Aim of the exercise » Extract the full listing verbatim and drop any pictures from your copy.

--- Begin ---

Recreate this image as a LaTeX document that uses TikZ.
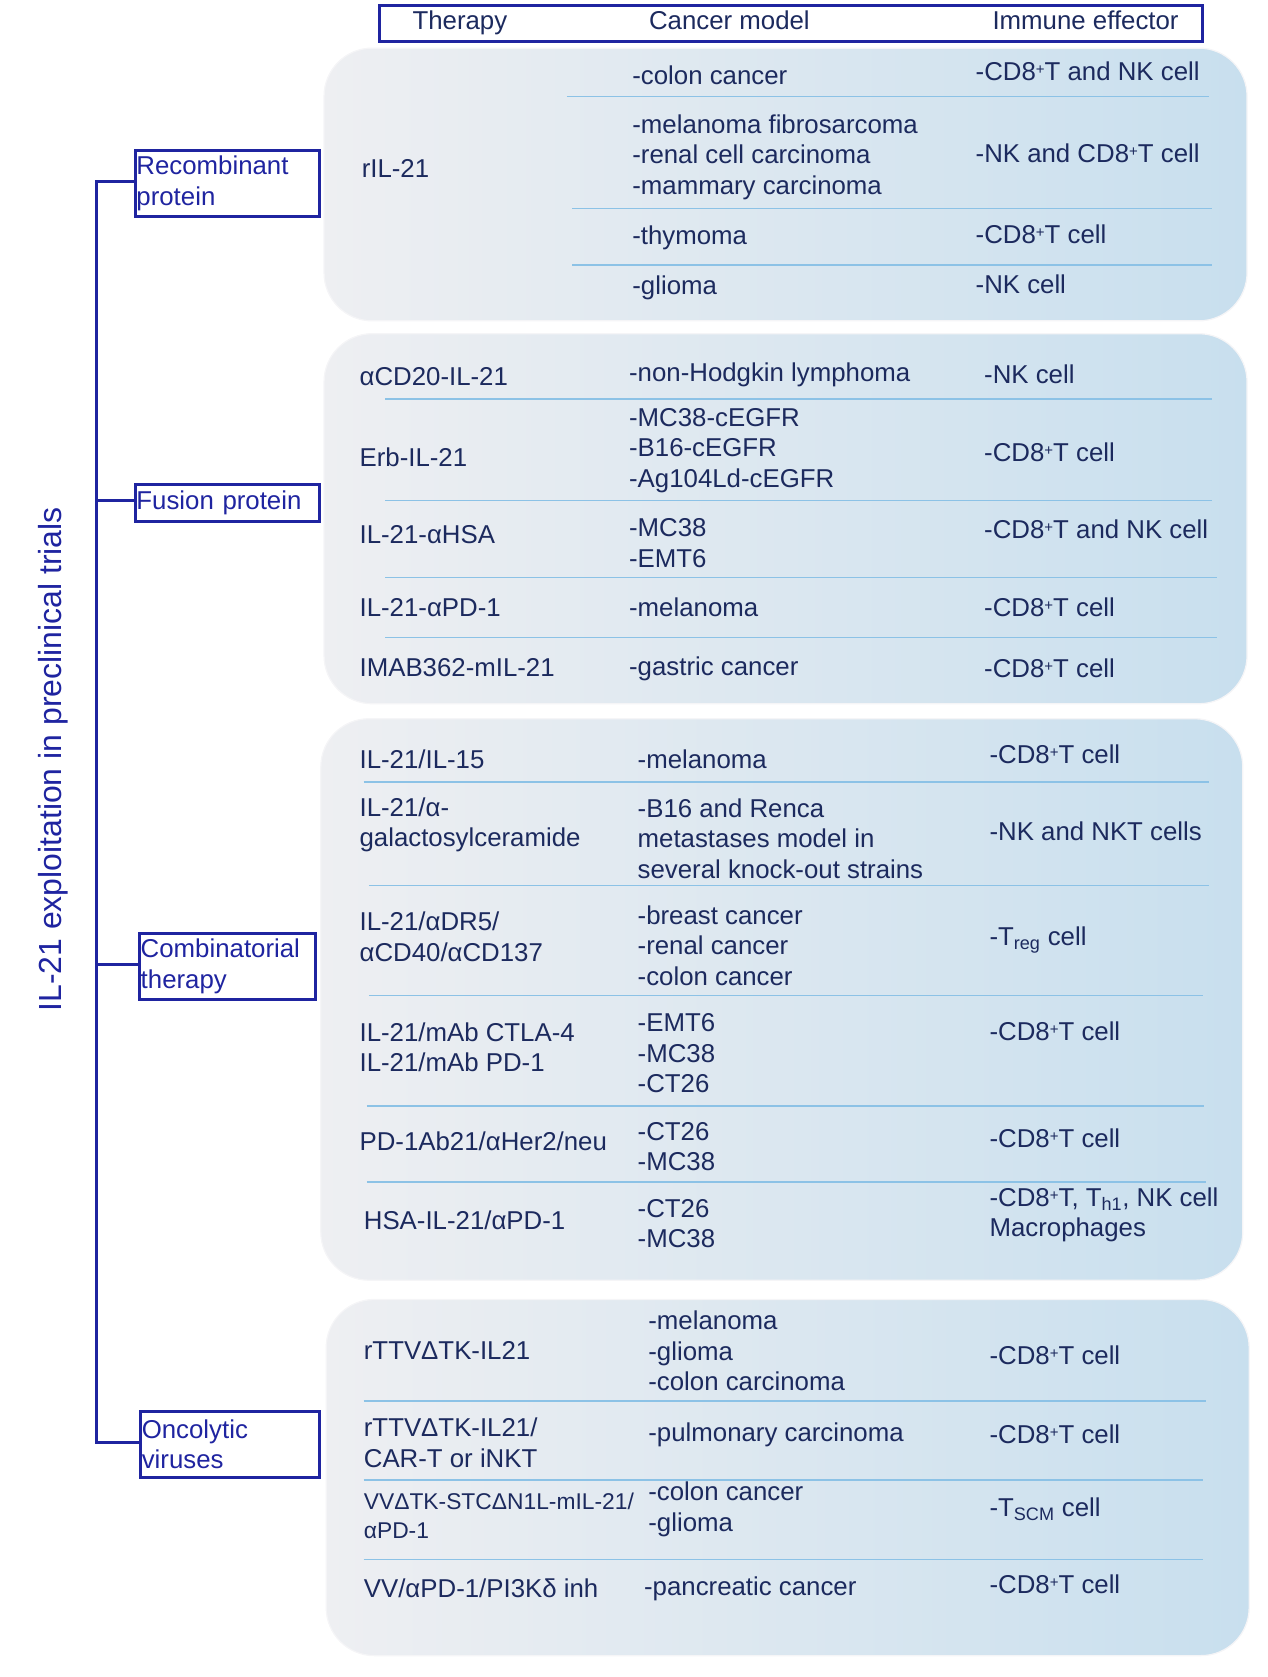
\documentclass[tikz,border=0pt]{standalone}
\usepackage{fontspec}
\setmainfont{Liberation Sans}
\definecolor{dblue}{HTML}{1F24A0}
\definecolor{txt}{HTML}{1C2A5E}
\definecolor{pgray}{HTML}{EEEFF2}
\definecolor{pblue}{HTML}{C8DFEE}
\definecolor{sep}{HTML}{8CC2E6}
\newcommand{\sps}[1]{\raisebox{0.45ex}{\fontsize{12}{12}\selectfont #1}}
\begin{document}
\begin{tikzpicture}[x=0.03cm,y=-0.03cm,
  panel/.style={rounded corners=1.35cm,left color=pgray,right color=pblue,draw=pgray!60!white,line width=1pt},
  sepl/.style={draw=sep,line width=1.2pt},
  t/.style={anchor=west,inner sep=0pt,text=txt,align=left,font=\fontsize{20.6}{24.3}\selectfont},
  cat/.style={draw=dblue,line width=2.4pt,text=dblue,anchor=north west,inner xsep=1pt,inner ysep=0pt,align=left,font=\fontsize{20.6}{24.3}\selectfont},
  tree/.style={draw=dblue,line width=2.6pt}]
\useasboundingbox (0,0) rectangle (1185,1568);
% header
\node[draw=dblue,line width=2.4pt,minimum width=770*0.03cm,minimum height=33*0.03cm,anchor=north west,inner sep=0pt] (hdr) at (353,4) {};
\node[t,anchor=base] (h1) at (430,28) {Therapy};
\node[t,anchor=base] (h2) at (682,28) {Cancer model};
\node[t,anchor=base] (h3) at (1015,28) {Immune effector};
% panels
\path[panel] (303,45) rectangle (1166,300);
\path[panel] (303,312) rectangle (1166,658);
\path[panel] (300,672) rectangle (1162,1197);
\path[panel] (305,1215) rectangle (1168,1548);
% separators
\foreach \y/\a/\b in {90/530/1130,195/535/1133,248/535/1133,373/360/1133,468/360/1133,540/360/1138,596/360/1138,731/340/1130,828/345/1130,931/345/1125,1034/343/1126,1105/343/1128,1310/340/1128,1384/340/1125,1458/340/1125}
  \draw[sepl] (\a,\y) -- (\b,\y);
% tree
\node[cat,text width=170*0.03cm,minimum height=62*0.03cm] (c1) at (125,139) {Recombinant\\protein};
\node[cat,text width=170*0.03cm,minimum height=34*0.03cm] (c2) at (125,452) {Fusion protein};
\node[cat,text width=162*0.03cm,minimum height=62*0.03cm] (c3) at (129,871) {Combinatorial\\therapy};
\node[cat,text width=165*0.03cm,minimum height=62*0.03cm] (c4) at (130,1318) {Oncolytic\\viruses};
\coordinate (v1) at (90,170);
\coordinate (v4) at (90,1349);
\draw[tree] (c1.west |- 0,170) -- (v1) -- (v4) -- (c4.west |- 0,1349);
\coordinate (v2) at (90,468);
\coordinate (v3) at (90,902);
\draw[tree] (v2) -- (c2.west |- 0,468);
\draw[tree] (v3) -- (c3.west |- 0,902);
\node[t,anchor=center,rotate=90,text=dblue,font=\fontsize{25.5}{30}\selectfont] (ttl) at (50,710) {IL-21 exploitation in preclinical trials};
% panel 1
\node[t] (a1) at (338,158) {rIL-21};
\node[t] (a2) at (591,70) {-colon cancer};
\node[t] (a3) at (591,147) {-melanoma fibrosarcoma\\-renal cell carcinoma\\-mammary carcinoma};
\node[t] (a4) at (591,222) {-thymoma};
\node[t] (a5) at (591,269) {-glioma};
\node[t] (a6) at (912,67) {-CD8\sps{+}T and NK cell};
\node[t] (a7) at (912,143) {-NK and CD8\sps{+}T cell};
\node[t] (a8) at (912,219) {-CD8\sps{+}T cell};
\node[t] (a9) at (912,266) {-NK cell};
% panel 2
\node[t] (b1) at (336,352) {αCD20-IL-21};
\node[t] (b2) at (336,428) {Erb-IL-21};
\node[t] (b3) at (336,500) {IL-21-αHSA};
\node[t] (b4) at (336,568) {IL-21-αPD-1};
\node[t] (b5) at (336,624) {IMAB362-mIL-21};
\node[t] (b6) at (588,350) {-non-Hodgkin lymphoma};
\node[t] (b7) at (588,421) {-MC38-cEGFR\\-B16-cEGFR\\-Ag104Ld-cEGFR};
\node[t] (b8) at (588,508) {-MC38\\-EMT6};
\node[t] (b9) at (588,568) {-melanoma};
\node[t] (b10) at (588,625) {-gastric cancer};
\node[t] (b11) at (920,350) {-NK cell};
\node[t] (b12) at (920,423) {-CD8\sps{+}T cell};
\node[t] (b13) at (920,495) {-CD8\sps{+}T and NK cell};
\node[t] (b14) at (920,568) {-CD8\sps{+}T cell};
\node[t] (b15) at (920,625) {-CD8\sps{+}T cell};
% panel 3
\node[t] (d1) at (336,710) {IL-21/IL-15};
\node[t] (d2) at (336,771) {IL-21/α-\\galactosylceramide};
\node[t] (d3) at (336,876) {IL-21/αDR5/\\αCD40/αCD137};
\node[t] (d4) at (336,979) {IL-21/mAb CTLA-4\\IL-21/mAb PD-1};
\node[t] (d5) at (336,1067) {PD-1Ab21/αHer2/neu};
\node[t] (d6) at (340,1141) {HSA-IL-21/αPD-1};
\node[t] (d7) at (596,710) {-melanoma};
\node[t] (d8) at (596,784) {-B16 and Renca\\metastases model in\\several knock-out strains};
\node[t] (d9) at (596,884) {-breast cancer\\-renal cancer\\-colon cancer};
\node[t] (d10) at (596,985) {-EMT6\\-MC38\\-CT26};
\node[t] (d11) at (596,1072) {-CT26\\-MC38};
\node[t] (d12) at (596,1144) {-CT26\\-MC38};
\node[t] (d13) at (925,705) {-CD8\sps{+}T cell};
\node[t] (d14) at (925,777) {-NK and NKT cells};
\node[t] (d15) at (925,879) {-T\textsubscript{reg} cell};
\node[t] (d16) at (925,964) {-CD8\sps{+}T cell};
\node[t] (d17) at (925,1064) {-CD8\sps{+}T cell};
\node[t] (d18) at (925,1136) {-CD8\sps{+}T, T\textsubscript{h1}, NK cell\\Macrophages};
% panel 4
\node[t] (e1) at (340,1263) {rTTVΔTK-IL21};
\node[t] (e2) at (340,1349) {rTTVΔTK-IL21/\\CAR-T or iNKT};
\node[t,font=\fontsize{18.2}{23}\selectfont] (e3) at (340,1417) {VVΔTK-STCΔN1L-mIL-21/\\αPD-1};
\node[t] (e4) at (340,1485) {VV/αPD-1/PI3Kδ inh};
\node[t] (e5) at (606,1263) {-melanoma\\-glioma\\-colon carcinoma};
\node[t] (e6) at (606,1342) {-pulmonary carcinoma};
\node[t] (e7) at (606,1411) {-colon cancer\\-glioma};
\node[t] (e8) at (602,1486) {-pancreatic cancer};
\node[t] (e9) at (925,1267) {-CD8\sps{+}T cell};
\node[t] (e10) at (925,1341) {-CD8\sps{+}T cell};
\node[t] (e11) at (925,1411) {-T\textsubscript{SCM} cell};
\node[t] (e12) at (925,1481) {-CD8\sps{+}T cell};
\end{tikzpicture}
\end{document}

--- End ---

Written reply »
Recreate this image as a LaTeX document that uses TikZ.
\documentclass[tikz,border=0pt]{standalone}
\usepackage{fontspec}
\setmainfont{Liberation Sans}
\definecolor{dblue}{HTML}{1F24A0}
\definecolor{txt}{HTML}{1C2A5E}
\definecolor{pgray}{HTML}{EEEFF2}
\definecolor{pblue}{HTML}{C8DFEE}
\definecolor{sep}{HTML}{8CC2E6}
\newcommand{\sps}[1]{\raisebox{0.45ex}{\fontsize{12}{12}\selectfont #1}}
\begin{document}
\begin{tikzpicture}[x=0.03cm,y=-0.03cm,
  panel/.style={rounded corners=1.35cm,left color=pgray,right color=pblue,draw=pgray!60!white,line width=1pt},
  sepl/.style={draw=sep,line width=1.2pt},
  t/.style={anchor=west,inner sep=0pt,text=txt,align=left,font=\fontsize{20.6}{24.3}\selectfont},
  cat/.style={draw=dblue,line width=2.4pt,text=dblue,anchor=north west,inner xsep=1pt,inner ysep=0pt,align=left,font=\fontsize{20.6}{24.3}\selectfont},
  tree/.style={draw=dblue,line width=2.6pt}]
\useasboundingbox (0,0) rectangle (1185,1568);
% header
\node[draw=dblue,line width=2.4pt,minimum width=770*0.03cm,minimum height=33*0.03cm,anchor=north west,inner sep=0pt] (hdr) at (353,4) {};
\node[t,anchor=base] (h1) at (430,28) {Therapy};
\node[t,anchor=base] (h2) at (682,28) {Cancer model};
\node[t,anchor=base] (h3) at (1015,28) {Immune effector};
% panels
\path[panel] (303,45) rectangle (1166,300);
\path[panel] (303,312) rectangle (1166,658);
\path[panel] (300,672) rectangle (1162,1197);
\path[panel] (305,1215) rectangle (1168,1548);
% separators
\foreach \y/\a/\b in {90/530/1130,195/535/1133,248/535/1133,373/360/1133,468/360/1133,540/360/1138,596/360/1138,731/340/1130,828/345/1130,931/345/1125,1034/343/1126,1105/343/1128,1310/340/1128,1384/340/1125,1458/340/1125}
  \draw[sepl] (\a,\y) -- (\b,\y);
% tree
\node[cat,text width=170*0.03cm,minimum height=62*0.03cm] (c1) at (125,139) {Recombinant\\protein};
\node[cat,text width=170*0.03cm,minimum height=34*0.03cm] (c2) at (125,452) {Fusion protein};
\node[cat,text width=162*0.03cm,minimum height=62*0.03cm] (c3) at (129,871) {Combinatorial\\therapy};
\node[cat,text width=165*0.03cm,minimum height=62*0.03cm] (c4) at (130,1318) {Oncolytic\\viruses};
\coordinate (v1) at (90,170);
\coordinate (v4) at (90,1349);
\draw[tree] (c1.west |- 0,170) -- (v1) -- (v4) -- (c4.west |- 0,1349);
\coordinate (v2) at (90,468);
\coordinate (v3) at (90,902);
\draw[tree] (v2) -- (c2.west |- 0,468);
\draw[tree] (v3) -- (c3.west |- 0,902);
\node[t,anchor=center,rotate=90,text=dblue,font=\fontsize{25.5}{30}\selectfont] (ttl) at (50,710) {IL-21 exploitation in preclinical trials};
% panel 1
\node[t] (a1) at (338,158) {rIL-21};
\node[t] (a2) at (591,70) {-colon cancer};
\node[t] (a3) at (591,147) {-melanoma fibrosarcoma\\-renal cell carcinoma\\-mammary carcinoma};
\node[t] (a4) at (591,222) {-thymoma};
\node[t] (a5) at (591,269) {-glioma};
\node[t] (a6) at (912,67) {-CD8\sps{+}T and NK cell};
\node[t] (a7) at (912,143) {-NK and CD8\sps{+}T cell};
\node[t] (a8) at (912,219) {-CD8\sps{+}T cell};
\node[t] (a9) at (912,266) {-NK cell};
% panel 2
\node[t] (b1) at (336,352) {αCD20-IL-21};
\node[t] (b2) at (336,428) {Erb-IL-21};
\node[t] (b3) at (336,500) {IL-21-αHSA};
\node[t] (b4) at (336,568) {IL-21-αPD-1};
\node[t] (b5) at (336,624) {IMAB362-mIL-21};
\node[t] (b6) at (588,350) {-non-Hodgkin lymphoma};
\node[t] (b7) at (588,421) {-MC38-cEGFR\\-B16-cEGFR\\-Ag104Ld-cEGFR};
\node[t] (b8) at (588,508) {-MC38\\-EMT6};
\node[t] (b9) at (588,568) {-melanoma};
\node[t] (b10) at (588,625) {-gastric cancer};
\node[t] (b11) at (920,350) {-NK cell};
\node[t] (b12) at (920,423) {-CD8\sps{+}T cell};
\node[t] (b13) at (920,495) {-CD8\sps{+}T and NK cell};
\node[t] (b14) at (920,568) {-CD8\sps{+}T cell};
\node[t] (b15) at (920,625) {-CD8\sps{+}T cell};
% panel 3
\node[t] (d1) at (336,710) {IL-21/IL-15};
\node[t] (d2) at (336,771) {IL-21/α-\\galactosylceramide};
\node[t] (d3) at (336,876) {IL-21/αDR5/\\αCD40/αCD137};
\node[t] (d4) at (336,979) {IL-21/mAb CTLA-4\\IL-21/mAb PD-1};
\node[t] (d5) at (336,1067) {PD-1Ab21/αHer2/neu};
\node[t] (d6) at (340,1141) {HSA-IL-21/αPD-1};
\node[t] (d7) at (596,710) {-melanoma};
\node[t] (d8) at (596,784) {-B16 and Renca\\metastases model in\\several knock-out strains};
\node[t] (d9) at (596,884) {-breast cancer\\-renal cancer\\-colon cancer};
\node[t] (d10) at (596,985) {-EMT6\\-MC38\\-CT26};
\node[t] (d11) at (596,1072) {-CT26\\-MC38};
\node[t] (d12) at (596,1144) {-CT26\\-MC38};
\node[t] (d13) at (925,705) {-CD8\sps{+}T cell};
\node[t] (d14) at (925,777) {-NK and NKT cells};
\node[t] (d15) at (925,879) {-T\textsubscript{reg} cell};
\node[t] (d16) at (925,964) {-CD8\sps{+}T cell};
\node[t] (d17) at (925,1064) {-CD8\sps{+}T cell};
\node[t] (d18) at (925,1136) {-CD8\sps{+}T, T\textsubscript{h1}, NK cell\\Macrophages};
% panel 4
\node[t] (e1) at (340,1263) {rTTVΔTK-IL21};
\node[t] (e2) at (340,1349) {rTTVΔTK-IL21/\\CAR-T or iNKT};
\node[t,font=\fontsize{18.2}{23}\selectfont] (e3) at (340,1417) {VVΔTK-STCΔN1L-mIL-21/\\αPD-1};
\node[t] (e4) at (340,1485) {VV/αPD-1/PI3Kδ inh};
\node[t] (e5) at (606,1263) {-melanoma\\-glioma\\-colon carcinoma};
\node[t] (e6) at (606,1342) {-pulmonary carcinoma};
\node[t] (e7) at (606,1411) {-colon cancer\\-glioma};
\node[t] (e8) at (602,1486) {-pancreatic cancer};
\node[t] (e9) at (925,1267) {-CD8\sps{+}T cell};
\node[t] (e10) at (925,1341) {-CD8\sps{+}T cell};
\node[t] (e11) at (925,1411) {-T\textsubscript{SCM} cell};
\node[t] (e12) at (925,1481) {-CD8\sps{+}T cell};
\end{tikzpicture}
\end{document}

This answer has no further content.